Help! His mother’s my age!
Something very big happened this week. After two years and two months together with J, his mother made a small gesture that may symbolize my acceptance into the family fold.
Jetlagged and shell-shocked the day after getting back from India, we were at his younger sister’s confirmation, waiting for the official photograph in front of the altar and the lavishly decorated Virgin Mary (remember this is deepest Catholic southern Spain). I was as usual, standing to one side, watching (valuable anthropological study) all the comings and goings of these temperamental folk when it was their turn to pose. J says I should join them. “Don’t be silly,” I retort “We’re not married yet.” He claims his mother has asked for me to be on the picture. And sure enough as they walk up to the altar she beckons me over.
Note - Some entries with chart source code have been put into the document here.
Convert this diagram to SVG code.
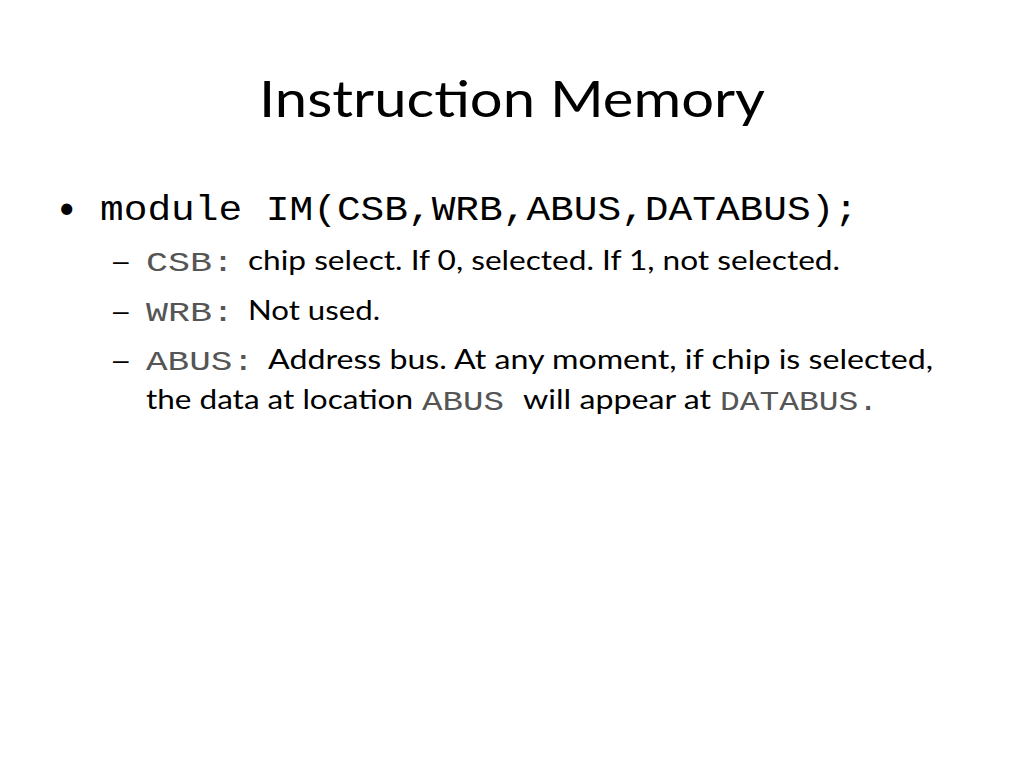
<svg xmlns="http://www.w3.org/2000/svg" width="1024" height="768" viewBox="0 0 1024 768">
<style>
.t{font-family:Lato,"Open Sans","Liberation Sans",sans-serif;fill:#000}
.d{font-family:"Liberation Sans",sans-serif;fill:#000}
.m{font-family:"Liberation Mono","Courier New",monospace;fill:#000}
.g{fill:#555}
</style>
<rect width="1024" height="768" fill="#fff"/>
<g id="title"><text class="t" x="512" y="117" font-size="50" text-anchor="middle" textLength="506" lengthAdjust="spacingAndGlyphs">Instruction Memory</text></g>
<g id="bullet1">
<text class="t" x="58" y="218" font-size="30">•</text>
<text class="m" x="100" y="220" font-size="35" textLength="758" lengthAdjust="spacingAndGlyphs">module IM(CSB,WRB,ABUS,DATABUS);</text>
</g>
<g id="sub1">
<text class="d" x="113" y="270" font-size="28">–</text>
<text class="m g" x="146" y="271" font-size="28" textLength="88" lengthAdjust="spacingAndGlyphs">CSB:</text>
<text class="t" x="248" y="270" font-size="27" textLength="592" lengthAdjust="spacingAndGlyphs">chip select. If 0, selected. If 1, not selected.</text>
</g>
<g id="sub2">
<text class="d" x="113" y="320" font-size="28">–</text>
<text class="m g" x="146" y="321" font-size="28" textLength="88" lengthAdjust="spacingAndGlyphs">WRB:</text>
<text class="t" x="248" y="320" font-size="27" textLength="132" lengthAdjust="spacingAndGlyphs">Not used.</text>
</g>
<g id="sub3">
<text class="d" x="113" y="369" font-size="28">–</text>
<text class="m g" x="146" y="370" font-size="28" textLength="108" lengthAdjust="spacingAndGlyphs">ABUS:</text>
<text class="t" x="268" y="369" font-size="27" textLength="665" lengthAdjust="spacingAndGlyphs">Address bus.  At any moment, if chip is selected,</text>
<text class="t" x="146" y="409" font-size="27" textLength="267" lengthAdjust="spacingAndGlyphs">the data at location</text>
<text class="m g" x="422" y="410" font-size="28" textLength="82" lengthAdjust="spacingAndGlyphs">ABUS</text>
<text class="t" x="523" y="409" font-size="27" textLength="188" lengthAdjust="spacingAndGlyphs">will appear at</text>
<text class="m g" x="720" y="410" font-size="28" textLength="158" lengthAdjust="spacingAndGlyphs">DATABUS.</text>
</g>
</svg>
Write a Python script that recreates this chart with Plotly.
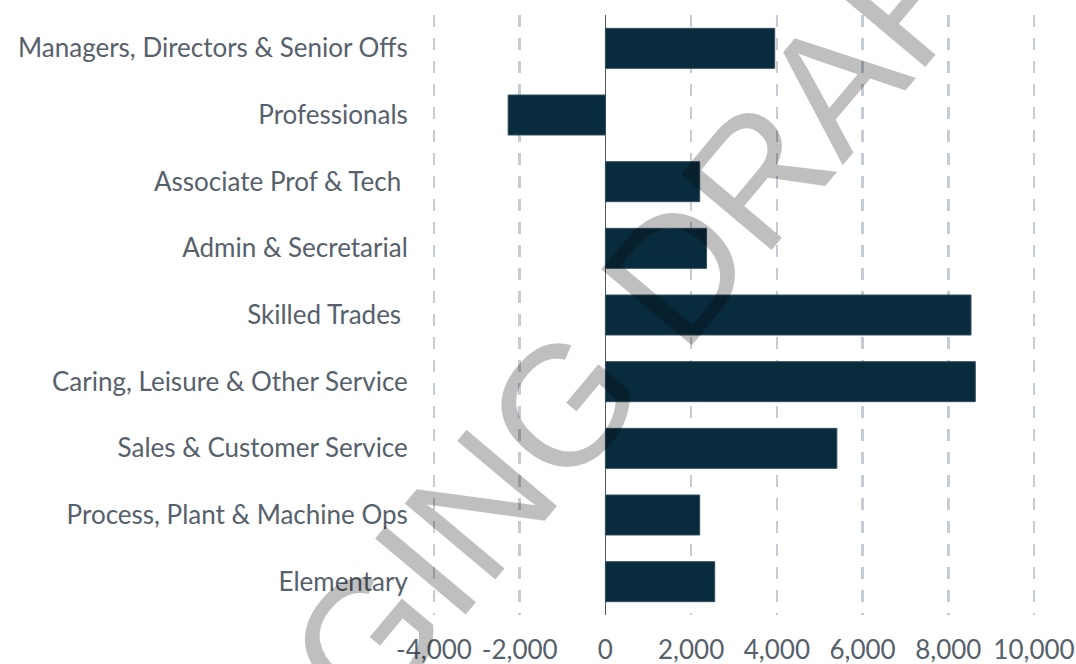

Now this is a woman who up until now won’t sleep under the same roof as me because – I quote her: “I don’t feel comfortable if a woman my age is sharing my son’s bed.” I do admit: she is only five years older than me and my union with her son is ample fuel for every mother’s oedipal paranoias. We are also from different planets – she married at 19, had five children and the furthest she’s been abroad is France; I focused on my career, spent ridiculous amounts of money on shoes and travelled the world alone for decades.
So why this sudden change of heart? Rather than asking when I’ll finally start seeing someone my own age, I have been promoted to daughter-in-law.
I have a confession to make. It’s something I have been keeping from the readers of this column.
I am pregnant. At the ripe and luscious age of 39 my body is bulging with new life. Six months gone and three to go, I am showing beyond any reasonable doubt. And of course J’s mother knows. But if she’s so Catholic why has she accepted a child out of wedlock? I’m not sure I fully understand either. Maybe it has to do with the Latin adoration of children; maybe it is because all pregnant women become as holy as Maria and the child they carry has the innocence of baby Jesus; maybe it is because I am granting her a grandchild; maybe it is simple resignation to the fact that I am now bound to her by blood. Whatever it is I have been silently sworn into the society of mothers. There is an unspoken solidarity amongst women who procreate it seems. My bump prompted J’s grandmother – who really is from another time, speak Franco’s Spain – to recount all her labor stories and assure me that I could eat whatever I wanted to (what, even that second crema catalan?).
And another gesture which is just as touching as being included in the family photo album; J’s mother has started sewing things for the baby – a blanket, a pram cover and she has crocheted tiny little socks. They are blue for a boy.